The refugees said that the Myanmar government and the local Rakhine Buddhists have colluded in burning their villages and forcibly removing them from their homes.

As many as 20,000 Rohingyas live in the camp, where food supplies have been provided by the United Nations World Food Program.

The Myanmar government has allowed international monitors into the camp, but there are many other refugees further north of the country that are being shielded from view by the military.

Another man at the camp said that Rakhine Buddhists along with local police tried to burn down the mosque where he was praying.

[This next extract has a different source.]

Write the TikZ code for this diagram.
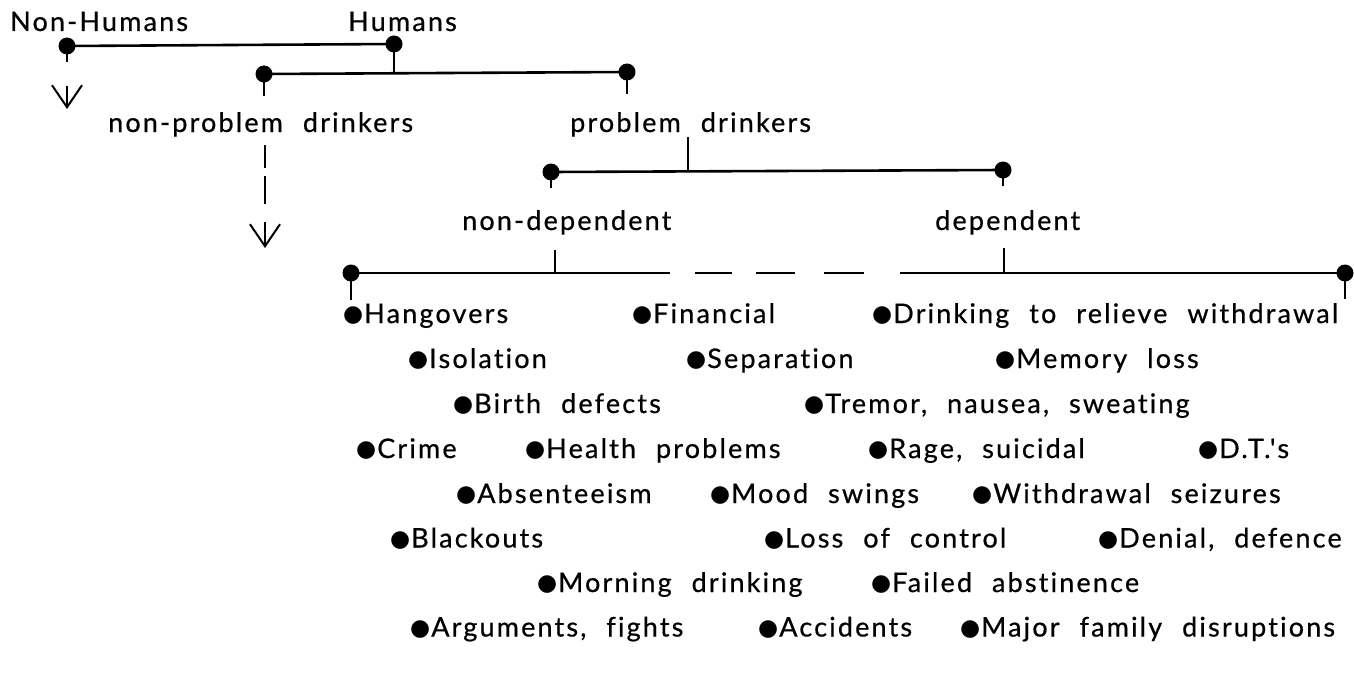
\documentclass[tikz,border=0pt]{standalone}
\usepackage{fontspec}
\newfontfamily\labfont{Lato}[LetterSpace=8,WordSpace=2.2,Ligatures={NoCommon},FakeBold=0.6]
\newfontfamily\symfont{DejaVu Sans}
\usetikzlibrary{arrows.meta}
\newcommand{\bul}{\raisebox{1.2pt}{\symfont\fontsize{23}{23}\selectfont ●}\kern1pt}
\begin{document}
\begin{tikzpicture}[x=1pt,y=-1pt,
  lbl/.style={anchor=base west, inner sep=0pt, font=\labfont\fontsize{27}{30}\selectfont},
  mainline/.style={line width=2.6pt},
  tickline/.style={line width=2pt},
  thinline/.style={line width=1.2pt},
  barb/.style={line width=2pt, -{Straight Barb[length=22pt,width=30pt,line width=2pt]}},
  dotfill/.style={fill=black},
]
\useasboundingbox (0,0) rectangle (1354,674);

% ---------- coordinates of tree dots and junctions
\coordinate (nh) at (67,46);
\coordinate (h)  at (394,44);
\coordinate (np) at (264,74);
\coordinate (p)  at (627,72);
\coordinate (hj) at (394,73);
\coordinate (nd) at (551,172);
\coordinate (d)  at (1003,170);
\coordinate (pj) at (688,171);
\coordinate (l)  at (351,273);
\coordinate (r)  at (1345,273);
\coordinate (ndj) at (555,273);
\coordinate (dj)  at (1004,273);
\coordinate (l4a) at (670,273);
\coordinate (l4b) at (900,273);
\coordinate (dsa) at (695,273);
\coordinate (dsb) at (864,273);

% ---------- labels
\node[lbl] (nonh) at (10,31) {Non-Humans};
\node[lbl] (hum)  at (348,31) {Humans};
\node[lbl] (npd)  at (108,132) {non-problem drinkers};
\node[lbl] (pd)   at (570,132) {problem drinkers};
\node[lbl] (ndl)  at (462,230) {non-dependent};
\node[lbl] (dl)   at (935,230) {dependent};

% ---------- lines
\draw[mainline] (nh) -- (h);
\draw[mainline] (np) -- (p);
\draw[tickline] (h) -- (hj);
\draw[mainline] (nd) -- (d);
\draw[thinline] (pd.south -| pj) -- (pj);
\draw[mainline] (l) -- (l4a);
\draw[mainline, dash pattern=on 37pt off 24pt on 39pt off 29pt on 40pt off 200pt] (dsa) -- (dsb);
\draw[mainline] (l4b) -- (r);
\coordinate (ndt) at (555,250);
\coordinate (dt)  at (1004,248);
\draw[thinline] (ndt) -- (ndj);
\draw[thinline] (dt) -- (dj);

% ticks under dots
\draw[tickline] (nh) -- ++(0,16);
\draw[tickline] (np) -- ++(0,22);
\draw[tickline] (p)  -- ++(0,22);
\draw[tickline] (nd) -- ++(0,16);
\draw[tickline] (d)  -- ++(0,16);
\draw[tickline] (l)  -- ++(0,27);
\draw[tickline] (r)  -- ++(0,26);

% arrows
\coordinate (a1s) at (67,86);
\coordinate (a1e) at (67,109);
\draw[barb] (a1s) -- (a1e);
\coordinate (da1) at (265,145);
\coordinate (da2) at (265,204);
\coordinate (da3) at (265,222);
\coordinate (da4) at (265,248);
\draw[tickline, dash pattern=on 23pt off 8pt on 28pt off 100pt] (da1) -- (da2);
\draw[barb] (da3) -- (da4);

% dots
\foreach \c in {nh,h,np,p,nd,d,l,r} \fill[dotfill] (\c) circle (8.5);

% ---------- items
\node[lbl] (i11) at (343,323) {\bul Hangovers};
\node[lbl] (i12) at (632,323) {\bul Financial};
\node[lbl] (i13) at (872,323) {\bul Drinking to relieve withdrawal};
\node[lbl] (i21) at (408,368) {\bul Isolation};
\node[lbl] (i22) at (686,368) {\bul Separation};
\node[lbl] (i23) at (995,368) {\bul Memory loss};
\node[lbl] (i31) at (453,413) {\bul Birth defects};
\node[lbl] (i32) at (804,413) {\bul Tremor, nausea, sweating};
\node[lbl] (i41) at (356,458) {\bul Crime};
\node[lbl] (i42) at (525,458) {\bul Health problems};
\node[lbl] (i43) at (868,458) {\bul Rage, suicidal};
\node[lbl] (i44) at (1198,458) {\bul D.T.'s};
\node[lbl] (i51) at (456,503) {\bul Absenteeism};
\node[lbl] (i52) at (710,503) {\bul Mood swings};
\node[lbl] (i53) at (972,503) {\bul Withdrawal seizures};
\node[lbl] (i61) at (390,547.5) {\bul Blackouts};
\node[lbl] (i62) at (764,547.5) {\bul Loss of control};
\node[lbl] (i63) at (1098,547.5) {\bul Denial, defence};
\node[lbl] (i71) at (537,592) {\bul Morning drinking};
\node[lbl] (i72) at (871,592) {\bul Failed abstinence};
\node[lbl] (i81) at (410,636.5) {\bul Arguments, fights};
\node[lbl] (i82) at (758,636.5) {\bul Accidents};
\node[lbl] (i83) at (960,636.5) {\bul Major family disruptions};
\end{tikzpicture}
\end{document}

Among reports of continuing violence further north and reports of mass graves, these people are perhaps the lucky ones. But with no homes and with the government actively seeking their expulsion from the country, their future is becoming increasingly precarious.

Myanmar refuses to recognize Rohingyas as Myanmarese citizens and classifies them as illegal migrants, although the Rohingyas have resided in the country for centuries.

Myanmar President Thein Sein said on July 19 that the “only solution” to the plight of the Rohingya Muslims is to send the nearly-one-million-strong community to refugee camps run by the UN High Commissioner for Refugees. “We will send them away if any third country would accept them,” he added. “This is what we are thinking is the solution to the issue.”

However, the UN refugee agency has rejected the idea of setting up refugee camps to accommodate the Rohingyas.